Pode acontecer um efeito semelhante ao dos não vacinados. Bastou o presidente Emmanuel Macron dizer que iria infernizar a vida dos que não quererm se imunizar para que, nos dias seguintes, os antivacinas buscassem os centros de vacinação. Na quarta-feira (5), 66 mil pessoas, que recusavam a imunização, tomaram a primeira dose, um recorde para um único dia.

Macron assume que irá infernizar os não vacinados
A declaração de Macron teve repercussão mundial. O líder francês usou um termo grosseiro, coloquial, para falar dos antivacinas. O centrista, que ainda não assumiu oficialmente sua candidatura à reeleição, mas está em campanha, declarou em uma entrevista que iria “encher o saco dos não vacinados até o fim”.

A frase foi calculada. Para fidelizar os 25% de eleitores que prometem votar nele no primeiro turno das presidenciais de abril, e um número bem maior de franceses que aprova sua gestão da epidemia, Macron forçou os adversários a sair do armário. A oposição tem um discurso ambíguo sobre a vacinação.

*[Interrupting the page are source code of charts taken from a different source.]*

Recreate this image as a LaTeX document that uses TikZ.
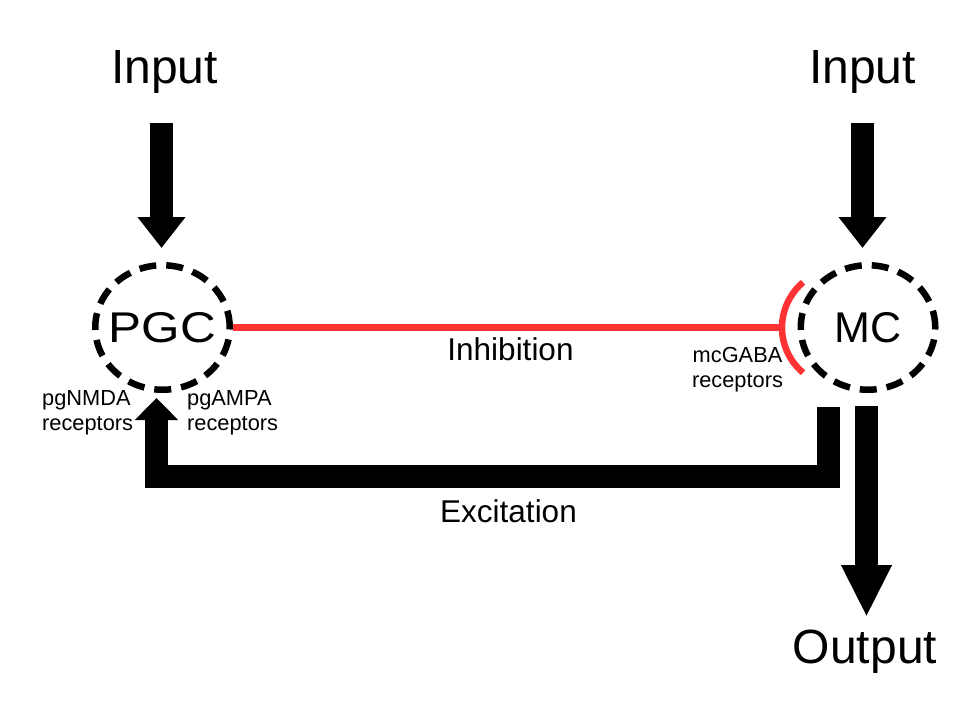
\documentclass[tikz,border=0pt]{standalone}
\usepackage{fontspec}
\setmainfont{Liberation Sans}
\usetikzlibrary{arrows.meta,calc,shapes.geometric}
\definecolor{inhred}{RGB}{255,51,51}
\begin{document}
\begin{tikzpicture}[x=1pt,y=-1pt,
  bigtext/.style={font=\fontsize{48}{56}\selectfont, inner sep=0pt, anchor=base},
  celltext/.style={font=\fontsize{43}{50}\selectfont, inner sep=0pt},
  midtext/.style={font=\fontsize{31.5}{38}\selectfont, inner sep=0pt, anchor=base},
  smalltext/.style={font=\fontsize{21.8}{24.5}\selectfont, inner sep=0pt, anchor=base},
  cell/.style={ellipse, draw=black, line width=6.5pt, dash pattern=on 17pt off 10pt,
    minimum width=134.5pt, minimum height=124.5pt, inner sep=0pt},
  fat/.style={draw=black, line width=23pt, line join=miter},
  inhib/.style={draw=inhred, line width=6.5pt},
]
\useasboundingbox (0,0) rectangle (968,704);
\fill[white] (0,0) rectangle (968,704);

% cells
\node[cell, label={[celltext]center:\scalebox{1.15}[1]{PGC}}] (pgc) at (162.5,327.5) {};
\node[cell, label={[celltext]center:MC}] (mc) at (868,327.5) {};

% texts
\node[bigtext] (in1) at (164.5,83) {Input};
\node[bigtext] (in2) at (862.5,83) {Input};
\node[bigtext] (out) at (865,663) {Output};
\node[midtext] (inh) at (510.5,360) {Inhibition};
\node[midtext] (exc) at (508.5,522) {Excitation};
\node[smalltext, anchor=base west, align=left] (nmda) at (42,430) {pgNMDA\\receptors};
\node[smalltext, anchor=base west, align=left] (ampa) at (187,430) {pgAMPA\\receptors};
\node[smalltext, align=center] (gaba) at (737.5,387) {mcGABA\\receptors};

% coordinates for free ends
\coordinate (i1s) at (161.5,123);
\coordinate (i2s) at (862.5,123);
\coordinate (os) at (866.5,406);
\coordinate (ot) at (866.5,617);
\coordinate (es) at (828.5,407);
\coordinate (et) at (156.5,398);
\coordinate (arcc) at (841,327.5);
\coordinate (syn) at (782,327.5);

% input arrows
\draw[fat, -{Triangle[length=31pt,width=46pt]}, shorten >=14pt] (i1s) -- (i1s |- pgc.north);
\draw[fat, -{Triangle[length=31pt,width=46pt]}, shorten >=14pt] (i2s) -- (i2s |- mc.north);

% output arrow
\draw[fat, -{Triangle[length=52pt,width=47pt]}] (os) -- (ot);

% excitation
\draw[fat, -{Triangle[length=22pt,width=42pt]}] (es) -- ++(0,69.5) -| (et);

% inhibition
\draw[inhib] (pgc.east) -- (syn);
\draw[inhib] (arcc) ++(130:59) arc[start angle=130, end angle=230, radius=59];
\end{tikzpicture}
\end{document}
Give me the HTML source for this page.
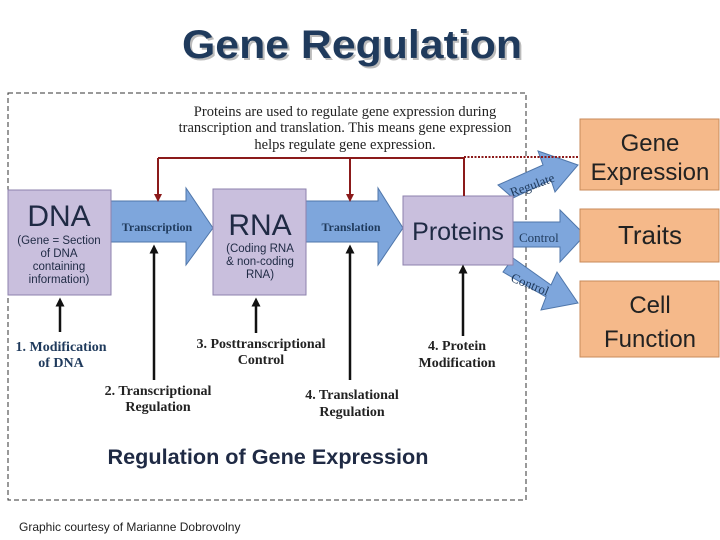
<!DOCTYPE html>
<html><head><meta charset="utf-8"><style>
html,body{margin:0;padding:0;background:#fff;width:720px;height:540px;overflow:hidden}
</style></head><body>
<svg width="720" height="540" viewBox="0 0 720 540" xmlns="http://www.w3.org/2000/svg">
<defs>
<marker id="rh" markerWidth="8" markerHeight="8" refX="4" refY="4" orient="auto" markerUnits="userSpaceOnUse"><path d="M0,0 L8,4 L0,8 Z" fill="#8b1a1a"/></marker>
<marker id="bh" markerWidth="9" markerHeight="9" refX="4.5" refY="4.5" orient="auto" markerUnits="userSpaceOnUse"><path d="M0,0 L9,4.5 L0,9 Z" fill="#111"/></marker>
</defs>
<text x="354" y="60" text-anchor="middle" font-family="Liberation Sans, sans-serif" font-weight="bold" font-size="40" fill="#bbb" textLength="340" lengthAdjust="spacingAndGlyphs">Gene Regulation</text>
<text x="352" y="58" text-anchor="middle" font-family="Liberation Sans, sans-serif" font-weight="bold" font-size="40" fill="#1f3a5c" textLength="340" lengthAdjust="spacingAndGlyphs">Gene Regulation</text>
<rect x="8" y="93" width="518" height="407" fill="none" stroke="#333" stroke-dasharray="5,3"/>
<g font-family="Liberation Serif, serif" font-size="14.5" fill="#222" text-anchor="middle">
<text x="345" y="116">Proteins are used to regulate gene expression during</text>
<text x="345" y="132">transcription and translation.  This means gene expression</text>
<text x="345" y="149">helps regulate gene expression.</text>
</g>
<g fill="#7ea6dc" stroke="#4f76aa" stroke-width="1">
<path d="M111,201 L186,201 L186,188 L213,228 L186,265 L186,242 L111,242 Z"/>
<path d="M306,201 L378,201 L378,188 L403,228 L378,265 L378,242 L306,242 Z"/>
<path d="M513,222 L560,222 L560,210 L585,235 L560,262 L560,247 L513,247 Z"/>
<path d="M498,185 L543,165 L538,151 L578,165 L555,192 L551,180 L513,198 Z"/>
<path d="M513,258 L551,285 L557,272 L578,303 L541,310 L546,297 L503,272 Z"/>
</g>
<g font-family="Liberation Serif, serif" font-weight="bold" font-size="12" fill="#1f3a5c" text-anchor="middle">
<text x="157" y="231">Transcription</text>
<text x="351" y="231">Translation</text>
</g>
<g font-family="Liberation Serif, serif" font-size="13" fill="#1f3a5c">
<text x="519" y="242">Control</text>
<text x="512" y="197" transform="rotate(-20 512 197)">Regulate</text>
<text x="510" y="281" transform="rotate(22 510 281)">Control</text>
</g>
<g fill="#c9bfdd" stroke="#8d82ad" stroke-width="1">
<rect x="8" y="190" width="103" height="105"/>
<rect x="213" y="189" width="93" height="106"/>
<rect x="403" y="196" width="110" height="69"/>
</g>
<g font-family="Liberation Sans, sans-serif" fill="#1f2a44" text-anchor="middle">
<text x="59" y="226" font-size="30">DNA</text>
<text x="59" y="244" font-size="11.5">(Gene = Section</text>
<text x="59" y="257" font-size="11.5">of DNA</text>
<text x="59" y="270" font-size="11.5">containing</text>
<text x="59" y="283" font-size="11.5">information)</text>
<text x="260" y="235" font-size="30">RNA</text>
<text x="260" y="252" font-size="11.5">(Coding RNA</text>
<text x="260" y="265" font-size="11.5">&amp; non-coding</text>
<text x="260" y="278" font-size="11.5">RNA)</text>
<text x="458" y="240" font-size="25">Proteins</text>
</g>
<path d="M158,158 L464,158 L464,196" fill="none" stroke="#8b1a1a" stroke-width="2"/>
<line x1="158" y1="158" x2="158" y2="198" stroke="#8b1a1a" stroke-width="2" marker-end="url(#rh)"/>
<line x1="350" y1="158" x2="350" y2="198" stroke="#8b1a1a" stroke-width="2" marker-end="url(#rh)"/>
<line x1="464" y1="157" x2="590" y2="157" stroke="#8b1a1a" stroke-width="2" stroke-dasharray="2,1.5"/>
<g fill="#f5b98a" stroke="#c88a5a" stroke-width="1">
<rect x="580" y="119" width="139" height="71"/>
<rect x="580" y="209" width="139" height="53"/>
<rect x="580" y="281" width="139" height="76"/>
</g>
<g font-family="Liberation Sans, sans-serif" fill="#222" text-anchor="middle" font-size="24">
<text x="650" y="151">Gene</text>
<text x="650" y="180">Expression</text>
<text x="650" y="244" font-size="26">Traits</text>
<text x="650" y="313">Cell</text>
<text x="650" y="347">Function</text>
</g>
<g stroke="#111" stroke-width="2.5" marker-end="url(#bh)">
<line x1="60" y1="332" x2="60" y2="302"/>
<line x1="154" y1="380" x2="154" y2="249"/>
<line x1="256" y1="333" x2="256" y2="302"/>
<line x1="350" y1="380" x2="350" y2="249"/>
<line x1="463" y1="336" x2="463" y2="269"/>
</g>
<g font-family="Liberation Serif, serif" font-weight="bold" font-size="14" fill="#222" text-anchor="middle">
<text x="61" y="351" fill="#1f3a5c">1. Modification</text>
<text x="61" y="367" fill="#1f3a5c">of DNA</text>
<text x="158" y="395">2. Transcriptional</text>
<text x="158" y="411">Regulation</text>
<text x="261" y="348">3. Posttranscriptional</text>
<text x="261" y="364">Control</text>
<text x="352" y="399">4. Translational</text>
<text x="352" y="416">Regulation</text>
<text x="457" y="350">4. Protein</text>
<text x="457" y="367">Modification</text>
</g>
<text x="268" y="464" text-anchor="middle" font-family="Liberation Sans, sans-serif" font-weight="bold" font-size="21" fill="#1f2a44" textLength="321" lengthAdjust="spacingAndGlyphs">Regulation of Gene Expression</text>
<text x="19" y="531" font-family="Liberation Sans, sans-serif" font-size="12" fill="#222">Graphic courtesy of Marianne Dobrovolny</text>
</svg>
</body></html>
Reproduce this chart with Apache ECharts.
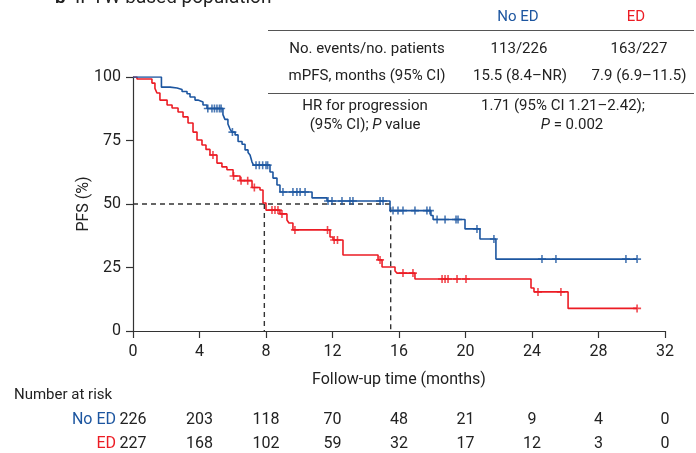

Nessa quinta-feira (6), havia 4 mil pacientes de Covid-19 nas UTIs francesas – 70% a 90% não vacinados, segundo diferentes levantamentos. A exasperação de que essa pandemia não acaba por causa da teimosia cega dessas pessoas divide cada vez mais o país. E Macron aposta nessa polarização. Em um pronunciamento nesta manhã no Parlamento Europeu, ele disse que “assume” o linguajar popular e assina embaixo.

No sábado (8), os antivacinas voltam às ruas em manifestações contra o novo passaporte vacinal, que ainda está em tramitação no Parlamento. É possível que se veja um aumento no número de manifestantes, com até 39 mil pessoas nas ruas em todo o país.

Em 6 de janeiro, a França tinha 77,3% da população completamente vacinada e 20,9% de não imunizados, o equivalente a pouco mais de 4 milhões de cidadãos. O sul do país tem o maior número de franceses hostis à vacinação contra a Covid-19.